§ **INSTRUCTIONS FOR THE TASK**
The records below must be copied in full; omit the images.

§ **PROVIDED RECORDS**
------------------------

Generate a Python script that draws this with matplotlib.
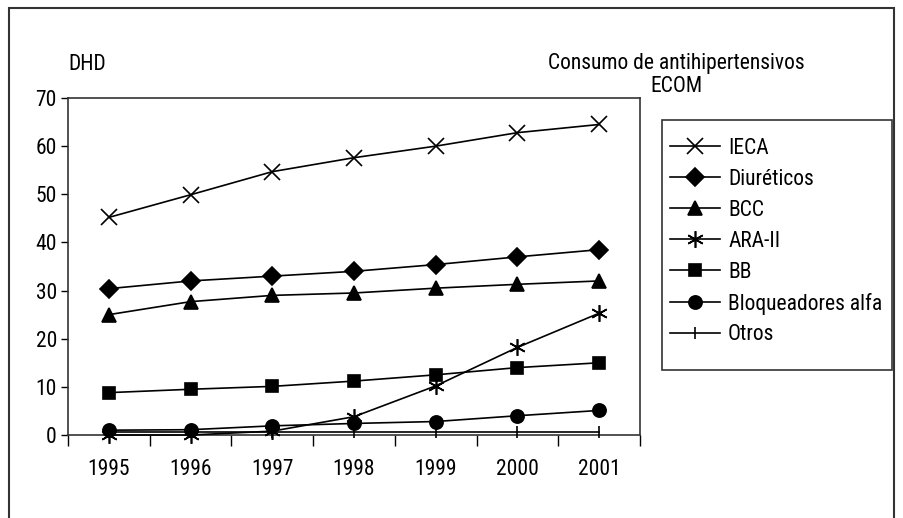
import matplotlib.pyplot as plt
from matplotlib import font_manager
from matplotlib.patches import Rectangle
from matplotlib.lines import Line2D

years = ['1995', '1996', '1997', '1998', '1999', '2000', '2001']
ieca = [45.2, 49.9, 54.7, 57.6, 60.0, 62.8, 64.5]
diureticos = [30.4, 32.0, 33.0, 34.0, 35.4, 37.0, 38.5]
bcc = [25.0, 27.7, 29.0, 29.5, 30.5, 31.3, 32.0]
ara2 = [0.0, 0.0, 0.8, 3.8, 10.2, 18.2, 25.3]
bb = [8.8, 9.5, 10.1, 11.2, 12.5, 14.0, 15.0]
alfa = [1.0, 1.1, 1.9, 2.4, 2.8, 4.0, 5.1]
otros = [0.7, 0.7, 0.7, 0.7, 0.7, 0.7, 0.7]

series = [
    ('IECA', ieca, 'x', 11),
    ('Diuréticos', diureticos, 'D', 9),
    ('BCC', bcc, '^', 10),
    ('ARA-II', ara2, (6, 2, 0), 12),
    ('BB', bb, 's', 9),
    ('Bloqueadores alfa', alfa, 'o', 9.5),
    ('Otros', otros, '|', 9),
]

# condensed font if there is one, else plain Liberation Sans a bit smaller
fs = 13
for fam in ['Liberation Sans Narrow', 'Roboto Condensed', 'Arial Narrow']:
    try:
        font_manager.findfont(fam, fallback_to_default=False)
        plt.rcParams['font.family'] = [fam, 'DejaVu Sans']
        fs = 15.5
        break
    except ValueError:
        pass
else:
    plt.rcParams['font.family'] = ['Liberation Sans', 'DejaVu Sans']

fig = plt.figure(figsize=(9.04, 5.18), dpi=100)
ax = fig.add_axes([68 / 904, 1 - 435 / 518, 572 / 904, 337 / 518])

xs = list(range(len(years)))
for name, vals, mk, ms in series:
    ax.plot(xs, vals, color='black', lw=1.2, marker=mk, markersize=ms,
            markeredgewidth=1.2, label=name, clip_on=False, zorder=3)

ax.set_xlim(-0.5, len(years) - 0.5)
ax.set_ylim(0, 70)
ax.set_yticks(range(0, 71, 10))
ax.set_xticks([i + 0.5 for i in range(-1, len(years))])
ax.set_xticklabels([])
ax.set_xticks(xs, minor=True)
ax.set_xticklabels(years, minor=True)
ax.tick_params(axis='x', which='major', direction='out', length=8, width=1)
ax.tick_params(axis='x', which='minor', length=0, pad=17, labelsize=fs)
ax.tick_params(axis='y', direction='out', length=5, width=1, labelsize=fs, pad=3)
for sp in ax.spines.values():
    sp.set_linewidth(1.2)
    sp.set_color('#333333')

fig.text(68 / 904, 1 - 64 / 518, 'DHD', fontsize=fs, ha='left', va='center')
fig.text(676 / 904, 1 - 75 / 518, 'Consumo de antihipertensivos\nECOM', fontsize=fs,
         ha='center', va='center', linespacing=1.1)

# legend box
fig.patches.append(Rectangle((662 / 904, 1 - 370 / 518), 230 / 904, 250 / 518,
                             transform=fig.transFigure, fill=False, lw=1.2,
                             edgecolor='#333333'))
handles = [Line2D([], [], color='black', lw=1.2, marker=mk, markersize=ms,
                  markeredgewidth=1.2) for _, _, mk, ms in series]
fig.legend(handles, [s[0] for s in series], loc='upper left',
           bbox_to_anchor=(670 / 904, 1 - 138 / 518), frameon=False, fontsize=fs,
           handlelength=2.3, handletextpad=0.4, labelspacing=0.46, borderaxespad=0,
           borderpad=0)

# outer frame
fig.patches.append(Rectangle((9 / 904, -0.05), 885 / 904, 1.05 - 8 / 518,
                             transform=fig.transFigure, fill=False, lw=1.5,
                             edgecolor='#333333'))

fig.savefig('out.png', dpi=100)
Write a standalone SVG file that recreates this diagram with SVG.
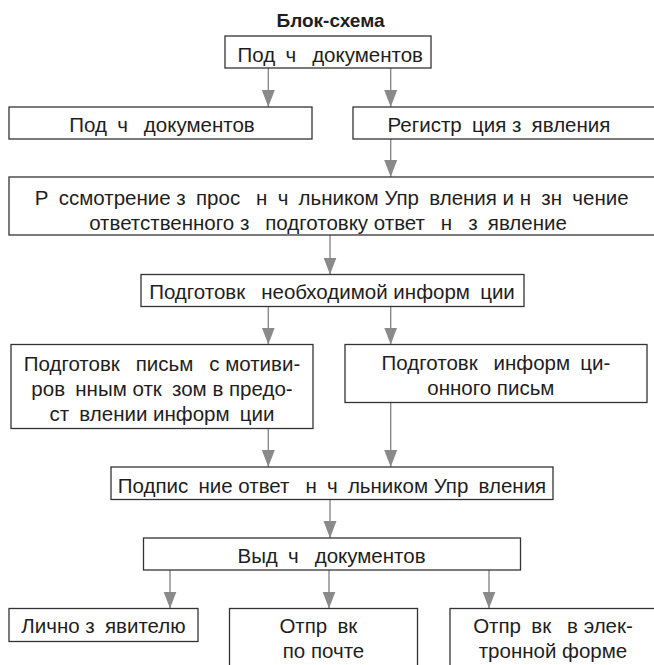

------------------------

§ **TASK OUTPUT**
Generate a Python script that draws this with matplotlib.
import matplotlib.pyplot as plt
from matplotlib import font_manager
from matplotlib.patches import Rectangle
from matplotlib.lines import Line2D

years = ['1995', '1996', '1997', '1998', '1999', '2000', '2001']
ieca = [45.2, 49.9, 54.7, 57.6, 60.0, 62.8, 64.5]
diureticos = [30.4, 32.0, 33.0, 34.0, 35.4, 37.0, 38.5]
bcc = [25.0, 27.7, 29.0, 29.5, 30.5, 31.3, 32.0]
ara2 = [0.0, 0.0, 0.8, 3.8, 10.2, 18.2, 25.3]
bb = [8.8, 9.5, 10.1, 11.2, 12.5, 14.0, 15.0]
alfa = [1.0, 1.1, 1.9, 2.4, 2.8, 4.0, 5.1]
otros = [0.7, 0.7, 0.7, 0.7, 0.7, 0.7, 0.7]

series = [
    ('IECA', ieca, 'x', 11),
    ('Diuréticos', diureticos, 'D', 9),
    ('BCC', bcc, '^', 10),
    ('ARA-II', ara2, (6, 2, 0), 12),
    ('BB', bb, 's', 9),
    ('Bloqueadores alfa', alfa, 'o', 9.5),
    ('Otros', otros, '|', 9),
]

# condensed font if there is one, else plain Liberation Sans a bit smaller
fs = 13
for fam in ['Liberation Sans Narrow', 'Roboto Condensed', 'Arial Narrow']:
    try:
        font_manager.findfont(fam, fallback_to_default=False)
        plt.rcParams['font.family'] = [fam, 'DejaVu Sans']
        fs = 15.5
        break
    except ValueError:
        pass
else:
    plt.rcParams['font.family'] = ['Liberation Sans', 'DejaVu Sans']

fig = plt.figure(figsize=(9.04, 5.18), dpi=100)
ax = fig.add_axes([68 / 904, 1 - 435 / 518, 572 / 904, 337 / 518])

xs = list(range(len(years)))
for name, vals, mk, ms in series:
    ax.plot(xs, vals, color='black', lw=1.2, marker=mk, markersize=ms,
            markeredgewidth=1.2, label=name, clip_on=False, zorder=3)

ax.set_xlim(-0.5, len(years) - 0.5)
ax.set_ylim(0, 70)
ax.set_yticks(range(0, 71, 10))
ax.set_xticks([i + 0.5 for i in range(-1, len(years))])
ax.set_xticklabels([])
ax.set_xticks(xs, minor=True)
ax.set_xticklabels(years, minor=True)
ax.tick_params(axis='x', which='major', direction='out', length=8, width=1)
ax.tick_params(axis='x', which='minor', length=0, pad=17, labelsize=fs)
ax.tick_params(axis='y', direction='out', length=5, width=1, labelsize=fs, pad=3)
for sp in ax.spines.values():
    sp.set_linewidth(1.2)
    sp.set_color('#333333')

fig.text(68 / 904, 1 - 64 / 518, 'DHD', fontsize=fs, ha='left', va='center')
fig.text(676 / 904, 1 - 75 / 518, 'Consumo de antihipertensivos\nECOM', fontsize=fs,
         ha='center', va='center', linespacing=1.1)

# legend box
fig.patches.append(Rectangle((662 / 904, 1 - 370 / 518), 230 / 904, 250 / 518,
                             transform=fig.transFigure, fill=False, lw=1.2,
                             edgecolor='#333333'))
handles = [Line2D([], [], color='black', lw=1.2, marker=mk, markersize=ms,
                  markeredgewidth=1.2) for _, _, mk, ms in series]
fig.legend(handles, [s[0] for s in series], loc='upper left',
           bbox_to_anchor=(670 / 904, 1 - 138 / 518), frameon=False, fontsize=fs,
           handlelength=2.3, handletextpad=0.4, labelspacing=0.46, borderaxespad=0,
           borderpad=0)

# outer frame
fig.patches.append(Rectangle((9 / 904, -0.05), 885 / 904, 1.05 - 8 / 518,
                             transform=fig.transFigure, fill=False, lw=1.5,
                             edgecolor='#333333'))

fig.savefig('out.png', dpi=100)
Write a standalone SVG file that recreates this diagram with SVG.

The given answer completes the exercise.